「独創的かつ超個性派エッジ集団「A24」の呪縛に囚われなければオッケーな作品です♪」インスペクション ここで生きる 松王○さんの映画レビュー(感想・評価)
独創的かつ超個性派エッジ集団「A24」の呪縛に囚われなければオッケーな作品です♪
以前から興味があった作品で観た人の評価がやたらと高いこともあり、やっと鑑賞しました。
で、感想はと言うと…正直まあまあ。
個人的にはもう少しいろんな部分でハードでも良かったかなと。
観る前からハードルを上げていたのとあの独創的かつ骨太で尖った作品を輩出し続ける「A24」が制作しているとあれば、おのずの期待値も上がるし、ハードルを上げてしまうのはしょうがない訳で。
だからこそ、もうちょい理不尽で不条理でハードコアであっても良かったかな~
ゲイであることから母親に捨てられ海兵隊に入隊した青年が自らのアイデンティティを貫こうとする姿を描かれてますが、母親に見捨てられて10年間1人で生き、ホームレスになってしまうまでの考察と言うか葛藤がはしょられていて、何故こうなった?感が強い。
息子と言えど、ゲイとしては理解と受け入れられないのは致し方無しとしてもそこにフレンチが反発して家を飛び出してしまう点が描かれてないから、単にスレ違いだけに見えてしまう。
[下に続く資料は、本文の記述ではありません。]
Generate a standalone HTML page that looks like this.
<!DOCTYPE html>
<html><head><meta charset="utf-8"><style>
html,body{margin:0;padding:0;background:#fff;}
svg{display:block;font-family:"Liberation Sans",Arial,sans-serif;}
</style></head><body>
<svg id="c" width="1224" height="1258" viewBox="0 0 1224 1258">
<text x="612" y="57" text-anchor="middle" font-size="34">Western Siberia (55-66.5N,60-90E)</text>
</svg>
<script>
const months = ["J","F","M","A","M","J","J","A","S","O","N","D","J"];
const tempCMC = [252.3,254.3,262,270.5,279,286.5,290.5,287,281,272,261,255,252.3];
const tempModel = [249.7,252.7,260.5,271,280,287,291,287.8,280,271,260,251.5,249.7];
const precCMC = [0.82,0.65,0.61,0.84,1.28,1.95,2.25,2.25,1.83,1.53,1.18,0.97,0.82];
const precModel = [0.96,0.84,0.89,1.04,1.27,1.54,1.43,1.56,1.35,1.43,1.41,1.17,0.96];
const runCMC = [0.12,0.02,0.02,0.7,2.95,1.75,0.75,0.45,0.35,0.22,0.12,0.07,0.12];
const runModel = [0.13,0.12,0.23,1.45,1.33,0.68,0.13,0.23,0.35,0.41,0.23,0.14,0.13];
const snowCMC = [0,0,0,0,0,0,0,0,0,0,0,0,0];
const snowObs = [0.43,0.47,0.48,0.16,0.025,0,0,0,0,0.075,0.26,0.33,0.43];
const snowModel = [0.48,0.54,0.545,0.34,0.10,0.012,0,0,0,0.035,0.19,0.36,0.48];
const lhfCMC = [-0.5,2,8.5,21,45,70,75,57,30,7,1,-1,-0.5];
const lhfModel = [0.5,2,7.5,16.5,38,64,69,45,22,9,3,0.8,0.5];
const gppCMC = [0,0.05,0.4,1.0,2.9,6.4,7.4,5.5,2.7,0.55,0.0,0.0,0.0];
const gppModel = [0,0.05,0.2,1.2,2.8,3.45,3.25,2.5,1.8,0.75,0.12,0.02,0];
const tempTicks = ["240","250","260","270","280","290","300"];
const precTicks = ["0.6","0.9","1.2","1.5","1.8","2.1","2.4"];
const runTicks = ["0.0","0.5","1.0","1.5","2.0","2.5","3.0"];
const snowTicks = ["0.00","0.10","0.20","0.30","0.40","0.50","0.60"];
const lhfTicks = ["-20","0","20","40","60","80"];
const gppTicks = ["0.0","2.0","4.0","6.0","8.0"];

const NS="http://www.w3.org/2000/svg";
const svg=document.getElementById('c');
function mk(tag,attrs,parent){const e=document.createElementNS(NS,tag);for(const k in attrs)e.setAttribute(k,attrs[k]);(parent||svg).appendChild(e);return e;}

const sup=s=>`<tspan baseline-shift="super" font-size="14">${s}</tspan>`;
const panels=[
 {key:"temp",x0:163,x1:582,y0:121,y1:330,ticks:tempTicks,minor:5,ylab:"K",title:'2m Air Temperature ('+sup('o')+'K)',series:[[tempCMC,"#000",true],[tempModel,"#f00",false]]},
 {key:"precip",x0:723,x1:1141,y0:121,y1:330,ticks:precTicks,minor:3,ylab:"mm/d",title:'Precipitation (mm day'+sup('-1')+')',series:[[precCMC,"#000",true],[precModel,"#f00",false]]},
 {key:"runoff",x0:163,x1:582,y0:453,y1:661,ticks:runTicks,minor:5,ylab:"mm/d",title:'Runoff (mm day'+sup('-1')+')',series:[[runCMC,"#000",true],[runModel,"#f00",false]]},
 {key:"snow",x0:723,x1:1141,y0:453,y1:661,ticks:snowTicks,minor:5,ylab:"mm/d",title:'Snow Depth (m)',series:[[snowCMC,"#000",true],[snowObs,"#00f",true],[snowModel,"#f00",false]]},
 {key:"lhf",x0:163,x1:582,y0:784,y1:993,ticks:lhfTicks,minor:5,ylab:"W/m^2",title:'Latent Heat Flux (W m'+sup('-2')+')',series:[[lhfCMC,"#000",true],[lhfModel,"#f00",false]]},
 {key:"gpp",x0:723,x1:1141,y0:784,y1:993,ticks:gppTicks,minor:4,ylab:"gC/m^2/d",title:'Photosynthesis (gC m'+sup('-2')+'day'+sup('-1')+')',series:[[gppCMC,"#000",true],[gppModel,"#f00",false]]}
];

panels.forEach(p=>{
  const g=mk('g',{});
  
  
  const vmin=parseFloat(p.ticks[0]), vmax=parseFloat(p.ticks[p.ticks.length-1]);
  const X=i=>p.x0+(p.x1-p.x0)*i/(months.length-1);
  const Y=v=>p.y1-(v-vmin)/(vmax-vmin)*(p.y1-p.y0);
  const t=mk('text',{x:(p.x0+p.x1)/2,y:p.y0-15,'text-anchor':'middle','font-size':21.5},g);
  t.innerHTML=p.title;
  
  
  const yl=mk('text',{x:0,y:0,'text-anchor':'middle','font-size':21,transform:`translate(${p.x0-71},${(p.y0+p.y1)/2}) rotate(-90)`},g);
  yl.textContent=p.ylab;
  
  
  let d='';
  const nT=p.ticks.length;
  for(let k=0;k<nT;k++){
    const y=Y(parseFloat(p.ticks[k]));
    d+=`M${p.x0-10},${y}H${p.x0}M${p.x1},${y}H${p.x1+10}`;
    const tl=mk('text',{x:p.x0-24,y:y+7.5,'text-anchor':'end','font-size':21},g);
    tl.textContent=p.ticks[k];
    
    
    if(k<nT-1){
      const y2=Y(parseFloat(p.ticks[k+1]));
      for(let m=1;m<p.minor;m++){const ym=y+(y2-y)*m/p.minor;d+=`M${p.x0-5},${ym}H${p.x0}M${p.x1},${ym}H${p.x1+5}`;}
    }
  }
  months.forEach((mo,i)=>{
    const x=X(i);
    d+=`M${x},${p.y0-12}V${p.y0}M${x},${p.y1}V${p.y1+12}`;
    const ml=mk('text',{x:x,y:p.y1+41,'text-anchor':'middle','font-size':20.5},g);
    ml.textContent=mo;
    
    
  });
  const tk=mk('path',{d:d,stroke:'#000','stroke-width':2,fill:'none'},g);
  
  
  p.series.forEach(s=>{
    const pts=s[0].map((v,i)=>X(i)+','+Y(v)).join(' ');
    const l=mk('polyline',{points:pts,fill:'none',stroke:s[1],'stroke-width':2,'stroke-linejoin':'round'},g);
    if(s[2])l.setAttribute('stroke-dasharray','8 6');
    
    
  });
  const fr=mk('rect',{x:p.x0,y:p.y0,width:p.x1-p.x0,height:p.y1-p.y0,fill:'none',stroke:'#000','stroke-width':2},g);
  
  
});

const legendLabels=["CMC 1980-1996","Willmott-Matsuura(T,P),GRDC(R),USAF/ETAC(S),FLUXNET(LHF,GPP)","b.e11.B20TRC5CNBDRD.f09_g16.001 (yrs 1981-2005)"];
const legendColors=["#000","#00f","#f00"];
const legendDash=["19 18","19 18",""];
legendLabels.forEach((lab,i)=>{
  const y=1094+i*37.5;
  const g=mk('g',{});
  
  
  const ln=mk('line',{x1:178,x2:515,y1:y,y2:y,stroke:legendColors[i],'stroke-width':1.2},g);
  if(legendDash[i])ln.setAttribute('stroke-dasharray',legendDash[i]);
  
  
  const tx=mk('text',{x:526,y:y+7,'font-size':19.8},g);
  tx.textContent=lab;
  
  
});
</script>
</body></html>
現に家に出生届の件で訪ねたときでもとりあえず家に入れている点で“ん?見捨てられていたんだよね??”と思ってしまうんですよね。
自身のアイデンティティと現状からの脱却から一念発起して海兵隊に志願するが、ふとしたことからゲイであることがバレてしまい、周囲の差別が巻き起こるが、個人的にそんなにゲイであることがこの時代(2005年)で珍しいのか?と考えた。
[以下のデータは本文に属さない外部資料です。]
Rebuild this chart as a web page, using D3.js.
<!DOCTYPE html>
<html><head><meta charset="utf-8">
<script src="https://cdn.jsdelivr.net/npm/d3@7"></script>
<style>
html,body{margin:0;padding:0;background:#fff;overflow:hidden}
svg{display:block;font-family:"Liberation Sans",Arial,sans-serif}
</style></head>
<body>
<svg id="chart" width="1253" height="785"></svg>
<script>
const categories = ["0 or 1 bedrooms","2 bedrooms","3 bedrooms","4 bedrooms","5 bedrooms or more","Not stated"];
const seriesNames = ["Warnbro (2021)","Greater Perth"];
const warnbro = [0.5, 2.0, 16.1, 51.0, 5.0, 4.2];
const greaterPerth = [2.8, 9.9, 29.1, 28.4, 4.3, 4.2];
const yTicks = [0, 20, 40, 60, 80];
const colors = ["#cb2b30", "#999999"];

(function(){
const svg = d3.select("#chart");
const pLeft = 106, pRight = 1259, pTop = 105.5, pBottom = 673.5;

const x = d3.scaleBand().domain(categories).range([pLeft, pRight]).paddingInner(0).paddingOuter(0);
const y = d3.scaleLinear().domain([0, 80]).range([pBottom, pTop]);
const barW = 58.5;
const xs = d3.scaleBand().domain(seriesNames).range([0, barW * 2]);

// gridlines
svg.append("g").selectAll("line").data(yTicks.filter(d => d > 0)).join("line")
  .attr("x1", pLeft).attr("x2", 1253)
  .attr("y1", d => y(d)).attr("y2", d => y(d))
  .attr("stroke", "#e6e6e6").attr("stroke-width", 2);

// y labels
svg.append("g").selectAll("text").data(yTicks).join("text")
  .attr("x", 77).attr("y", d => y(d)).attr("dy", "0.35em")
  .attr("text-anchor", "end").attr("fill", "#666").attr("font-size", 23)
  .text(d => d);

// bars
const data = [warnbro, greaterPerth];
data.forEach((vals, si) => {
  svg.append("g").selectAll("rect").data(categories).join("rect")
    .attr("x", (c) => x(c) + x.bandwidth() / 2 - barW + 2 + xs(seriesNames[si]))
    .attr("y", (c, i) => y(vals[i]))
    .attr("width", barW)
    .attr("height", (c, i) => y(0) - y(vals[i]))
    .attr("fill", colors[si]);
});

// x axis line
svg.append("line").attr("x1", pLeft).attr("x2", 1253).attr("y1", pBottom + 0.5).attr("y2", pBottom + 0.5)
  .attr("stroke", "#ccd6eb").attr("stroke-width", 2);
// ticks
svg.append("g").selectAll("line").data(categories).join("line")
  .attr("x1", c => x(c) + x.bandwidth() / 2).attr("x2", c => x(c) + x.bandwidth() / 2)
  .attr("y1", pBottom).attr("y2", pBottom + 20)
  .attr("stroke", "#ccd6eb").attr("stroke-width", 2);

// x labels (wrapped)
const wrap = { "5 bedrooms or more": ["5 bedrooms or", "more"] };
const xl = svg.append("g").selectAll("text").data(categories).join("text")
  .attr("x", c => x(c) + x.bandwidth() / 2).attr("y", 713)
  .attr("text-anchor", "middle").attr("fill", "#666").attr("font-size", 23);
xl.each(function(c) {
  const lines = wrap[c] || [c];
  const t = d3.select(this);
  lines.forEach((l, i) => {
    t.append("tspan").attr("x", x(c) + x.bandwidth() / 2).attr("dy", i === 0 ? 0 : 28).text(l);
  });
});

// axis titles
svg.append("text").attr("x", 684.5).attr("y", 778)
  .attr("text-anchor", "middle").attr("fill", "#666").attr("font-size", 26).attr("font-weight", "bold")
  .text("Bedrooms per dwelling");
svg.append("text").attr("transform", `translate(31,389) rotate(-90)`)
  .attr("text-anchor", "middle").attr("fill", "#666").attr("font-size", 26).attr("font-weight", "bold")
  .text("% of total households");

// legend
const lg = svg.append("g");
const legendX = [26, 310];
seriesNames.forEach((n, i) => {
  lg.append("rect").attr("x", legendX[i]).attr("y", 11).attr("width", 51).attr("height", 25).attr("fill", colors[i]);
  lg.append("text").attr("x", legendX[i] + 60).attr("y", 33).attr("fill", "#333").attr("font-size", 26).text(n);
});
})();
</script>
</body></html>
入隊直前で同性愛者か?と問われた時点で同性愛者の入隊はある程度トラブルの種になると思われることは予測できるが、今の時代程のLGBTQに寛容で無くても、全く無い訳でないと思うので、直接的なトラブルが起こらない限りここまで差別が起こるのか?と考えてしまう。
海軍よりも遥かに厳しい海兵隊たがらこそと言われればそうなのかも知れないが、だからこそもっと直接的なトラブルやそうなる過程や前例なんかを入れた方が良かったのでは。
監督のエレガンス・ブラットンの自伝的な物語の為、そういうものと言われればそうなのかも知れないけど、昨今のLGBTQに対しての理解ともっとエゲつない差別が描かれた作品があるだけに、描写的にはそれほどでもないかなと感じてしまうし、フレンチのちょっとした行動や妄想を鑑みるとちょっと全部肯定的には見れないんですよね。
海兵隊の訓練や上官の命令も思っていた程酷く感じなかったのはいろんな作品でもっとえげつないのを観てるかなのかな?と考えてしまう。
ただ、必要以上にハッピーエンドや過剰なドラマ性を組み込まなかったのは、A24のらしくないと言えばらしくないw
人間の闇の部分をこれでもかと組み込むことに長けているだけにw、ちょっと意外だけど個人的には評価も出来ます。
フレンチを演じるジェレミー・ポープの演技が光る作品でこれだけの内容を95分でまとめたのも良い。
単にゲイを腫れ物を触る様に扱うのは今の時代にそぐわないし、今から約18年前の設定でもちょっと違和感が感じる。
もちろんLGBTQの全てを知っている訳ではないけど、1人前の海兵隊員に育て上げる行程とLGBTQ問題をどう上手く組み合わせるかを悩んだと思いますが、自伝的作品なので落としどころが難しい。
あと、フレンチが海兵隊入隊前に同じセクシャルマイノリティの老人から送られた言葉とラストの上官の言葉は上官としてフレンチを見てきた言葉としてベストな言葉選びでどちらも印象深い。
母親を認めて欲しいがゲイの息子は受け入れられない。だが海兵隊に入った息子は認めてる。
母親の葛藤もフレンチの葛藤も簡単に答えが出る訳ではないだけにこのラストがモヤッしながらもA24っぽくて良いw
A24らしくないけど、ちゃんとA24している。